Although commercial development has lagged in comparison to homes, town administrator Larry Lorentzen is sure that will change. "We'll have a little commercial boom, just like a residential boom," he said in a recent interview.

The annexation requests keep coming in for both residential and commercial, and the town board will hold hearings on three properties on Dec. 13.

The Beet Dump Annexation south of Jefferson Avenue would add 7.23 acres of light industrial to the town. The Harris Annexation at the southeast corner of County Road 9 and Washington (CR 64) would add 3.8 acres of commercial property. The Daubert Farm Annexation, 157 acres east of CR 9 and south of CR 66, would add 330 single-family home sites and significant open space along Boxelder Creek.

Already annexed and in the process of building infrastructure is Columbine Estates south of The Knolls. It has 12 acres for commercial development along West Frontage Road, in addition to plans for 429 housing units.

To keep up with all the people moving to Wellington, the town is carefully monitoring demands on its water and wastewater treatment systems. It is also setting aside cash to purchase more water rights.

Wellington will also need a new town hall in the near future. Next year, town leaders will also look into size and location of a new building, but no land has been purchased yet. The town has 19 full-time employees now and may add a couple in 2006.

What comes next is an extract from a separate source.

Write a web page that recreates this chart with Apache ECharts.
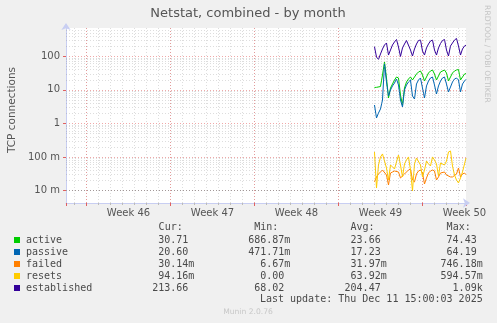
<!DOCTYPE html>
<html><head><meta charset="utf-8">
<script src="https://cdn.jsdelivr.net/npm/echarts@6/dist/echarts.min.js"></script>
<style>html,body{margin:0;padding:0;background:#f0f0f0}#c{width:497px;height:323px}</style>
</head><body><div id="c"></div>
<script>
// time in days since Monday 10 Nov 2025 00:00 (start of Week 46)
const xMin = -1.708, xMax = 31.625;
const sampleStart = 24, sampleStep = 1 / 6; // 4-hour samples from Thu 4 Dec
const weekLabels = ['Week 46', 'Week 47', 'Week 48', 'Week 49', 'Week 50'];

const active = [11.8, 11.9, 12.2, 12.6, 27.8, 67.7, 22.6, 5.74, 11.4, 15.0, 19.7, 24.2, 22.6, 7.05, 3.55, 11.4, 17.2, 21.1, 24.2, 19.7, 24.2, 29.7, 34.1, 36.5, 27.8, 18.4, 24.2, 31.8, 36.5, 39.1, 29.7, 19.7, 25.9, 34.1, 36.5, 39.1, 31.8, 18.4, 24.2, 31.8, 36.5, 39.1, 40.5, 19.7, 24.2, 29.7, 30.71];
const passive = [3.55, 1.46, 2.05, 2.70, 5.00, 59.0, 17.2, 6.58, 9.93, 13.1, 16.0, 21.1, 14.0, 5.00, 3.10, 9.93, 14.0, 17.2, 19.7, 6.58, 5.36, 15.0, 19.7, 22.6, 11.4, 5.74, 13.1, 18.4, 22.6, 24.2, 14.0, 7.55, 13.1, 18.4, 22.6, 24.2, 15.0, 8.66, 12.2, 17.2, 21.1, 22.6, 19.7, 8.66, 15.0, 18.4, 20.6];
const failed = [0.0185, 0.0256, 0.0314, 0.0360, 0.0413, 0.0413, 0.0293, 0.0148, 0.0336, 0.0360, 0.0386, 0.0413, 0.0360, 0.0239, 0.0239, 0.0314, 0.0360, 0.0413, 0.0442, 0.0208, 0.0182, 0.0314, 0.0386, 0.0413, 0.0336, 0.0158, 0.0239, 0.0336, 0.0386, 0.0413, 0.0386, 0.0208, 0.0256, 0.0336, 0.0360, 0.0360, 0.0293, 0.0274, 0.0256, 0.0256, 0.0274, 0.0314, 0.0474, 0.0256, 0.0314, 0.0336, 0.0301];
const resets = [0.142, 0.0120, 0.0582, 0.101, 0.124, 0.142, 0.0474, 0.0208, 0.0582, 0.0507, 0.0442, 0.0715, 0.115, 0.0582, 0.0256, 0.0623, 0.082, 0.101, 0.0413, 0.0098, 0.0623, 0.094, 0.082, 0.0582, 0.0256, 0.0413, 0.0765, 0.0623, 0.0543, 0.101, 0.082, 0.0623, 0.0274, 0.0667, 0.0582, 0.0582, 0.0765, 0.142, 0.152, 0.0543, 0.0293, 0.0208, 0.0170, 0.0239, 0.0360, 0.0623, 0.0942];
const established = [193, 95, 81, 117, 165, 217, 249, 109, 154, 217, 267, 316, 189, 99, 177, 232, 295, 305, 154, 102, 165, 232, 295, 305, 144, 109, 177, 232, 285, 305, 154, 109, 177, 240, 295, 316, 154, 102, 203, 249, 305, 339, 203, 109, 165, 203, 214];

const names = ['active', 'passive', 'failed', 'resets', 'established'];
const colors = ['#00CC00', '#0066B3', '#FF8000', '#FFCC00', '#330099'];
const curCol = ['30.71 ', '20.60 ', '30.14m', '94.16m', '213.66 '];
const minCol = ['686.87m', '471.71m', '6.67m', '0.00 ', '68.02 '];
const avgCol = ['23.66 ', '17.23 ', '31.97m', '63.92m', '204.47 '];
const maxCol = ['74.43 ', '64.19 ', '746.18m', '594.57m', '1.09k'];
const lastUpdate = 'Last update: Thu Dec 11 15:00:03 2025';

const yMin = 0.0043, yMax = 695;
const allSeries = [active, passive, failed, resets, established];

function times(n) {
  const t = [];
  for (let i = 0; i < n; i++) t.push(i === n - 1 ? xMax : sampleStart + i * sampleStep);
  return t;
}

const minorLines = [];
for (let e = -3; e <= 2; e++) {
  for (let m = 2; m <= 9; m++) {
    const v = m * Math.pow(10, e);
    if (v > yMin && v < yMax) minorLines.push({ yAxis: v });
  }
}

const chart = echarts.init(document.getElementById('c'), null, { renderer: 'canvas' });
const axisCol = '#c8cef2';
const labFont = { fontFamily: 'DejaVu Sans', fontSize: 10, color: '#555' };
const minorGrid = { color: 'rgba(150,150,150,0.32)', type: [1, 2], width: 1 };
const majorGrid = { color: 'rgba(230,110,110,0.6)', type: [1, 2], width: 1 };

const series = [{
  type: 'line', data: [], silent: true, z: 1,
  markLine: { silent: true, symbol: 'none', label: { show: false }, lineStyle: minorGrid, data: minorLines, animation: false }
}];
names.forEach((n, i) => {
  const t = times(allSeries[i].length);
  series.push({
    name: n, type: 'line', showSymbol: false, symbol: 'none', z: 3,
    lineStyle: { color: colors[i], width: 1 }, itemStyle: { color: colors[i] },
    data: allSeries[i].map((v, k) => [t[k], v])
  });
});

const mono = '10px "DejaVu Sans Mono"';
const txtCol = '#4a4a4a';
const graphic = [
  { type: 'text', x: 248, y: 14, style: { text: 'Netstat, combined - by month', font: '13px "DejaVu Sans"', fill: '#555', align: 'center', verticalAlign: 'middle' } },
  { type: 'text', x: 12, y: 110, rotation: Math.PI / 2, style: { text: 'TCP connections', font: '10.5px "DejaVu Sans"', fill: '#555', align: 'center', verticalAlign: 'middle' } },
  { type: 'text', x: 487, y: 54, rotation: -Math.PI / 2, style: { text: 'RRDTOOL / TOBI OETIKER', font: '7.6px "DejaVu Sans"', fill: '#c4c4c4', align: 'center', verticalAlign: 'middle' } },
  { type: 'text', x: 248, y: 312, style: { text: 'Munin 2.0.76', font: '7.6px "DejaVu Sans"', fill: '#c8c8c8', align: 'center', verticalAlign: 'middle' } },
  { type: 'text', x: 182.7, y: 227, style: { text: 'Cur:', font: mono, fill: txtCol, align: 'right', verticalAlign: 'middle' } },
  { type: 'text', x: 278.3, y: 227, style: { text: 'Min:', font: mono, fill: txtCol, align: 'right', verticalAlign: 'middle' } },
  { type: 'text', x: 374.5, y: 227, style: { text: 'Avg:', font: mono, fill: txtCol, align: 'right', verticalAlign: 'middle' } },
  { type: 'text', x: 470.7, y: 227, style: { text: 'Max:', font: mono, fill: txtCol, align: 'right', verticalAlign: 'middle' } },
  { type: 'text', x: 482.7, y: 299.5, style: { text: lastUpdate, font: mono, fill: txtCol, align: 'right', verticalAlign: 'middle' } }
];
names.forEach((n, i) => {
  const y = 240 + i * 12;
  graphic.push({ type: 'rect', shape: { x: 14, y: y - 3, width: 6, height: 6 }, style: { fill: colors[i] } });
  graphic.push({ type: 'text', x: 26, y: y, style: { text: n, font: mono, fill: txtCol, align: 'left', verticalAlign: 'middle' } });
  [[curCol, 194.3], [minCol, 290.3], [avgCol, 386.7], [maxCol, 482.7]].forEach(([col, xr]) => {
    graphic.push({ type: 'text', x: xr, y: y, style: { text: col[i], font: mono, fill: txtCol, align: 'right', verticalAlign: 'middle' } });
  });
});

chart.setOption({
  animation: false,
  backgroundColor: '#f0f0f0',
  grid: { left: 66, right: 31, top: 28, bottom: 120, show: true, backgroundColor: '#ffffff', borderWidth: 0 },
  xAxis: [
    { type: 'value', position: 'bottom', min: xMin, max: xMax, minInterval: 1, maxInterval: 1,
      axisLine: { show: true, onZero: false, lineStyle: { color: axisCol, width: 1 }, symbol: ['none', 'arrow'], symbolSize: [7, 7], symbolOffset: [0, 4] },
      axisTick: { show: true, length: 2, lineStyle: { color: '#bbb' } },
      axisLabel: { show: false },
      splitLine: { show: true, showMinLine: false, showMaxLine: false, lineStyle: minorGrid } },
    { type: 'value', position: 'bottom', min: xMin, max: xMax, minInterval: 7, maxInterval: 7,
      axisLine: { show: false, onZero: false }, axisTick: { show: true, length: 3, lineStyle: { color: '#e06060' } },
      axisLabel: { show: false },
      splitLine: { show: true, showMinLine: false, showMaxLine: false, lineStyle: majorGrid } },
    { type: 'value', position: 'bottom', min: xMin - 3.5, max: xMax - 3.5, minInterval: 7, maxInterval: 7,
      axisLine: { show: false, onZero: false }, axisTick: { show: false }, splitLine: { show: false },
      axisLabel: { show: true, margin: 5, showMinLabel: false, showMaxLabel: false, ...labFont,
        formatter: v => { const k = Math.round(v / 7); return Math.abs(v - k * 7) < 1e-6 && weekLabels[k] ? weekLabels[k] : ''; } } }
  ],
  yAxis: {
    type: 'log', logBase: 10, min: yMin, max: yMax,
    axisLine: { show: true, onZero: false, lineStyle: { color: axisCol, width: 1 }, symbol: ['none', 'arrow'], symbolSize: [7, 7], symbolOffset: [0, 5] },
    axisTick: { show: true, length: 3, lineStyle: { color: '#e06060' } },
    axisLabel: { show: true, margin: 6, showMinLabel: false, showMaxLabel: false, ...labFont,
      formatter: v => {
        const e = Math.round(Math.log10(v));
        if (Math.abs(Math.log10(v) - e) > 1e-6) return '';
        if (e >= 0) return String(Math.pow(10, e));
        if (e === -1) return '100 m';
        if (e === -2) return '10 m';
        if (e === -3) return '1 m';
        return '';
      } },
    splitLine: { show: true, showMinLine: false, showMaxLine: false, lineStyle: majorGrid }
  },
  series: series,
  graphic: graphic
});
</script></body></html>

At the top of the capital improvement list is a softball and baseball complex. There are two options for locations - one at the north end of town and one at the south.

Lorentzen noted that the town board remains conservative when budgeting. Building permits and impact fees bring in one-time revenue, he said, and the town needs more retail stores collecting sales taxes before it can consider other amenities.

"We are well aware of what the pitfalls are," the town administrator said. "We are very conservative in our planning and will not put future residents in a bind."